The Ulster Farmers’ Union (UFU) says negotiating objectives published by the United States of America (USA) for a potential UK/USA trade deal make for grim reading for farmers.
UFU president Ivor Ferguson said: “The US objectives do not come as a surprise. A trade deal that accepts US production standards and practices and allows full access to the UK’s food market has always been a priority for them. However, we have been adamant from the outset – any future trade deals, including with the USA, must not allow imported food produced to lower standards than those required here.
“Ultimately, this would undercut local farmers, making them uncompetitive and would have a serious and detrimental impact on farmers across the UK.”
The UFU says UK consumers enjoy the third most affordable food in the world, produced to some of the highest animal welfare, food hygiene and environmental standards on the planet; as well as some of the most stunning landscapes.
Mr Ferguson continued: “Farmers work hard to produce the high quality food consumers’ demand and to look after the country’s cherished countryside. It would be a great disservice to the wider public and the farming community if these assets were sacrificed for a trade deal. We cannot allow food products produced at a lower standard, at a lower cost to flood the UK market and undermine NI farm family businesses.”
The union’s president believes now is the time for the UK government and politicians to get behind the UK’s farming industry.
“Brexit presents us with many opportunities. We are world leaders in food production and environmental standards and we should build on these strengths as we look to secure future trade deals. Using agri-food and farm family businesses as a bargaining chip is unacceptable. High quantities of lower standard, lower cost imports will considerably weaken our industry and pose a threat to the UK’s overall food security,” he concluded.
Meanwhile, the British Veterinary Association (BVA) has cautioned that standards of animal health and welfare should not be undermined at any cost by a potential UK/USA trade deal. This comes in response to the publication of the USA’s negotiating objectives for a deal.
BVA says the UK should prioritise the health and welfare of farmed animals in any trade negotiations.

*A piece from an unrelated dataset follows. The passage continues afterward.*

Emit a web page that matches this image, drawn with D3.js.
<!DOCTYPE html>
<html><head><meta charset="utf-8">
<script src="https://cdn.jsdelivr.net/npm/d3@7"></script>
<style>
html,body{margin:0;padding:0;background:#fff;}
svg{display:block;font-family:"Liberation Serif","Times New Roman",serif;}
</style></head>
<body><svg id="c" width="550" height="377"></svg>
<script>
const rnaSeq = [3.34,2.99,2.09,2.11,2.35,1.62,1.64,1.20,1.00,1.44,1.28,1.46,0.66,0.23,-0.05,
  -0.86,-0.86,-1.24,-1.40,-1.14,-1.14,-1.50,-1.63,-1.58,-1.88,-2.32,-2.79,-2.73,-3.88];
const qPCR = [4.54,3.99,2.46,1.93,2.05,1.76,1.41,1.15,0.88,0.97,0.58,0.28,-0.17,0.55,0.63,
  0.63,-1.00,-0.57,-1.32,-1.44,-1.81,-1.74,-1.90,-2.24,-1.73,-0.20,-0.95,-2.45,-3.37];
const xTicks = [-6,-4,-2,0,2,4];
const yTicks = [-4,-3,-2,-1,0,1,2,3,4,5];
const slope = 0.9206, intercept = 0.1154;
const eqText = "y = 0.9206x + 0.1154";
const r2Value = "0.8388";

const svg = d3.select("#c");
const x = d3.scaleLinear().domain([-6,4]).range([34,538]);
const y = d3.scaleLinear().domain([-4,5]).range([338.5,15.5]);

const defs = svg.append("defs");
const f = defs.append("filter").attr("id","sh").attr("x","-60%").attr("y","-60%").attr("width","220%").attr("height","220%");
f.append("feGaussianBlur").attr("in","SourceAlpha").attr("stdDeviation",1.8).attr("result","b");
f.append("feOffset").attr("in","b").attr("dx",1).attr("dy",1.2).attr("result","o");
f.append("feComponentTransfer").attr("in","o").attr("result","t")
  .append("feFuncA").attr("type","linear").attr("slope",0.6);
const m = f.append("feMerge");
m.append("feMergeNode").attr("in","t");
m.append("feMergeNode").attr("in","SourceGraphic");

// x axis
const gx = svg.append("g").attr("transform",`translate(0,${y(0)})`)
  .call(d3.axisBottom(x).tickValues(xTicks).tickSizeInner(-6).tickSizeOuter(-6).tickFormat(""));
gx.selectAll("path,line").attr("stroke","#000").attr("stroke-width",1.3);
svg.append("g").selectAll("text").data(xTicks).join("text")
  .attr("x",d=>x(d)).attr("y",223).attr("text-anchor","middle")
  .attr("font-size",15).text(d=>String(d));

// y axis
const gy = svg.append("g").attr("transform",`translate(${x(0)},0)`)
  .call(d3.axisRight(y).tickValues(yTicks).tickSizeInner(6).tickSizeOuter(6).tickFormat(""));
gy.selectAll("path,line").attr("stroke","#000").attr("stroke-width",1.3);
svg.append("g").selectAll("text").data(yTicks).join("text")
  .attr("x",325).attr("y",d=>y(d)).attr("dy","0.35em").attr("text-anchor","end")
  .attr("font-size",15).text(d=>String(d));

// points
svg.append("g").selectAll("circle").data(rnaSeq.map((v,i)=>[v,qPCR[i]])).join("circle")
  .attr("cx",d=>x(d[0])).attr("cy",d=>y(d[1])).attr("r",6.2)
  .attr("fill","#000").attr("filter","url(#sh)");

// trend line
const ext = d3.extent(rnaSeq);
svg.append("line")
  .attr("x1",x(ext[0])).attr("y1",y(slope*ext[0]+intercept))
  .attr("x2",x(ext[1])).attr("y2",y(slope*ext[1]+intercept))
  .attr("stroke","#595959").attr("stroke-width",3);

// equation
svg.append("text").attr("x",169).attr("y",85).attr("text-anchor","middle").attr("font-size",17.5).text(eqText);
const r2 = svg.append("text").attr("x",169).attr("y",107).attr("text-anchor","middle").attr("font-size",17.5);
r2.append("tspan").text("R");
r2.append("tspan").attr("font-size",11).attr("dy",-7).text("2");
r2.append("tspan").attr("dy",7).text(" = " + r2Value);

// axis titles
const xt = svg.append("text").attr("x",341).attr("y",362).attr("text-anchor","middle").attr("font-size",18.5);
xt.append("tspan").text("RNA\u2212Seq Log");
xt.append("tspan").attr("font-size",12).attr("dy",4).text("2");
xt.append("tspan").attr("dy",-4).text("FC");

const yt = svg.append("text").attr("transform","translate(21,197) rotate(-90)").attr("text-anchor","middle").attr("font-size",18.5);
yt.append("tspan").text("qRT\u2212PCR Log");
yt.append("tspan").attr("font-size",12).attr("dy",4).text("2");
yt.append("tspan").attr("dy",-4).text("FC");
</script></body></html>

With the USA objectives now tabled, BVA reiterates its calls for government not to undermine current farming and agricultural systems working to high standards with the import of animal products that may not meet these.
BVA President, Simon Doherty said: “The UK must make the health and welfare of farmed animals a priority in any trade negotiations to ensure that any products coming into the UK meet the same high standards expected of UK farmers.
“BVA is concerned that if lower standard products are allowed to enter the UK, it would become difficult for consumers to distinguish between the two and thus make informed choices about the products they buy.
“Within the UK these goods could become indistinguishable from UK produce, jeopardising the ability of UK farmers to trade using the good reputation of the UK as a high animal health and welfare producer. Allowing animal products onto the UK market which do not comply with EU regulations, will mean the need for veterinary checks on UK goods entering the EU Single Market would rise. This would place additional delays on UK producers selling into the EU.”
The Livestock and Meat Commission for Northern Ireland (LMC) has aired concerns about future trade deals with third countries in the event of a ‘no-deal’ Brexit.
These negotiation objectives, which were published on February 28, include streamlining of regulations, for example on Sanitary and Phytosanitary Standards (SPS) and the reduction or elimination of tariffs and non-tariff barriers for American agri-food products.
LMC Chief Executive, Ian Stevenson, warned that Northern Ireland’s beef and lamb producers need to be protected when signing future trade deals to ensure industry standards are not undermined.
“It is unthinkable that UK standards of food production could possibly be undermined in the interests of signing new trade deals with third countries after Brexit,” he said.
“Northern Ireland’s beef and lamb producers and processors are immensely proud of the standards that their industry operates to, not just in terms of EU standards of food safety, animal welfare and environmental protection, but also the voluntary assurance programmes that are operated by industry to help to underpin the specifications of customers and meet the quality expectations of their end consumers.”
Whilst Mr Stevenson recognises the importance of securing trade deals going forward, he says the UK must not leave itself in a position where the industry could be exposed to unfair competition from lower cost and lower standard products entering the local market.
He continued: “The UK agriculture and food industry is well respected around the world for the safety and quality of its output. It’s imperative that the industry is not exposed after Brexit to a trading environment that would set aside current safeguards and allow lower cost and lower standard product to enter the UK market. If this was to happen, it would undermine the many decades of investment that has been made by industry towards quality improvement, health and safety, legislative compliance, worker welfare, food production systems and supply chain integrity whilst at the same time, producing affordable and safe food for consumers.
“Within Northern Ireland we fully understand the importance of two-way trade as we have to sell over 90 per cent of our beef and lamb output outside the region. We are keen to grow our access to more market opportunities around the world but market access must be fair and based on sound principles. It must not erode the foundations on which our critically important agri-food industry is built.”